Either way, living in a modern, high-tech society has its difficulties.  From an evolutionary standpoint, Homo sapiens is still a wild animal, whose behavior is heavily influenced by instinct.  The essence of civilization is our ability to suppress those instincts, through conditioning and will power, in order to maintain social order.  This is the social contract Rousseau, Locke and others described.  

On the open range, primitive peoples greeted strangers with suspicion and occasional violence.  On main street, people pass by strangers, even unaccompanied women, with no more than a second look.  In a multitude of ways, people are forced by circumstances and social pressure to act out behaviors almost unknown to their Neolithic forbearers and sometimes contrary to our basic instincts.  Fortunately, our species is relatively generalized, resilient and able to subsist on many different kinds of foodstuffs, in many different environments.  Like the cockroach, crow, rat and dog, we are eminently adaptable - survivors. 
 
More disruptive cultural changes are yet to come, no doubt at an accelerated rate, but in the meantime it’s worthwhile to consider this rapid urbanization when examining causes and effects of everything from common neuroses and depression, to mass murderers, child molesters and hate mongers.  Among these aberrant behaviors are compulsive disorders, where sane people act in ways that damage their health or safety, usually, but not always, in exchange for a short term dose of pleasure.  Think of the seven deadly sins - smoking, drinking, gambling, shooting drugs, chasing women, etc.

In future posts, I’ll examine the causes and mechanics of these compulsive behaviors, but in the meantime, suffice it to say Homo sapiens has arrived, ready or not.  More than half of today’s humans live in the relative ease of modern civilization, compared to our primitive forbearers.  For us collectively, the world is there for the taking, the future is ours for the making.  
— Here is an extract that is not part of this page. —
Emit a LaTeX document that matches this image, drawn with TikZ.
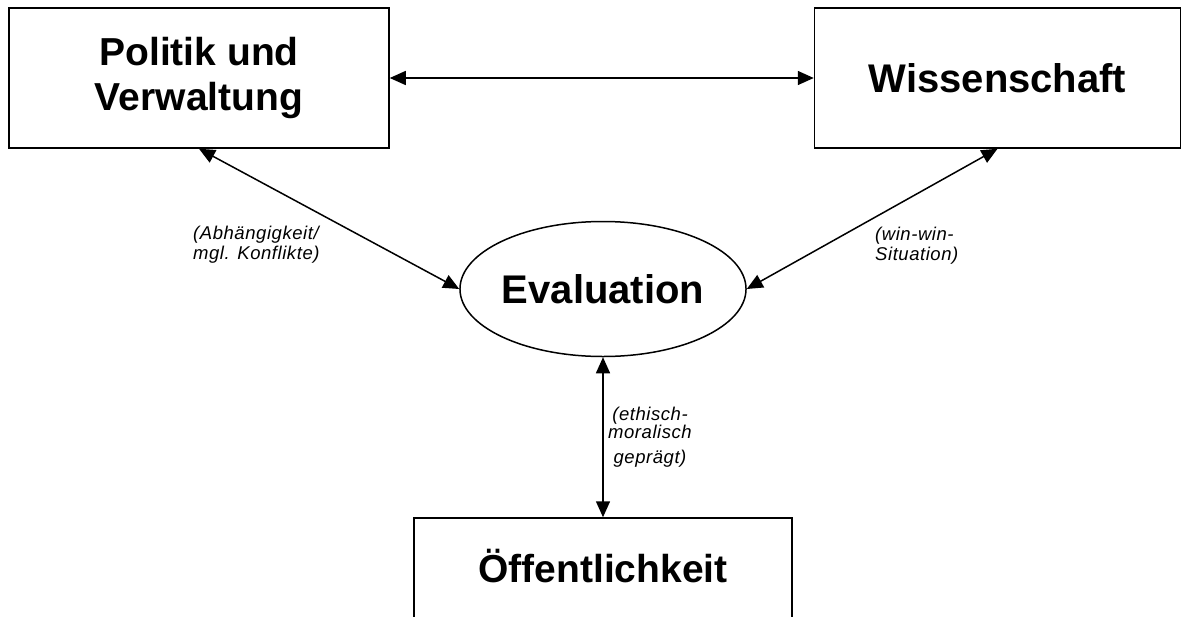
\documentclass[tikz,border=0pt]{standalone}
\usepackage{fontspec}
\setmainfont{Liberation Sans}
\newfontfamily\notefont[LetterSpace=3]{Liberation Sans}
\usetikzlibrary{shapes.geometric, arrows.meta, positioning}

\begin{document}
\begin{tikzpicture}[
    x=1pt, y=-1pt,
    node distance = 424pt,
    box/.style = {rectangle, draw=black, line width=1.5pt, minimum height=140pt, align=center, inner sep=0pt, font=\fontsize{39}{44}\selectfont\bfseries},
    oval/.style = {ellipse, draw=black, line width=1.5pt, minimum width=283pt, minimum height=135pt, inner sep=0pt, font=\fontsize{40}{44}\selectfont\bfseries},
    note/.style = {inner sep=0pt, font=\notefont\fontsize{18.5}{20}\selectfont\itshape},
    arrow/.style = {{Triangle[length=16pt,width=14pt]}-{Triangle[length=16pt,width=14pt]}, line width=1.5pt}
]
    \useasboundingbox (0,0) rectangle (1185,616);
    \node[box, minimum width=380pt] (politik) at (199,78) {Politik und\\Verwaltung};
    \node[box, minimum width=366pt, right=of politik, font=\fontsize{40}{44}\selectfont\bfseries] (wissen) {Wissenschaft};
    \node[oval] (eval) at (603,289) {Evaluation};
    \node[box, minimum width=378pt, text height=35pt, text depth=47pt] (oeff) at (603,588) {Öffentlichkeit};
    \draw[arrow] (politik.east) -- (wissen.west);
    \draw[arrow] (politik.south) -- (eval.west);
    \draw[arrow] (wissen.south) -- (eval.east);
    \draw[arrow] (eval.south) -- (oeff.north);
    \node[note, align=left, anchor=west] (abh) at (193,245) {(Abhängigkeit/\\mgl. Konflikte)};
    \node[note, align=left, anchor=west] (winwin) at (875,246) {(win-win-\\Situation)};
    \node[note, align=center, font=\notefont\fontsize{18.5}{18}\selectfont\itshape] (ethik) at (650,437) {(ethisch-\\moralisch\\[7pt]geprägt)};
\end{tikzpicture}
\end{document}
Did we get here by a series of accidents?  Perhaps, however, I subscribe to philosopher GWF Hegel’s proposition - that the potential for today’s human existence was inherent in the very beginning of creation, and definitely inherent in the spark of life that began on Earth a billion years ago.  For Hegel, the Idea of a sentient life-form existed as potential in the beginning and has progressively been realized, until modern times, when through human minds, the Idea has become aware of itself.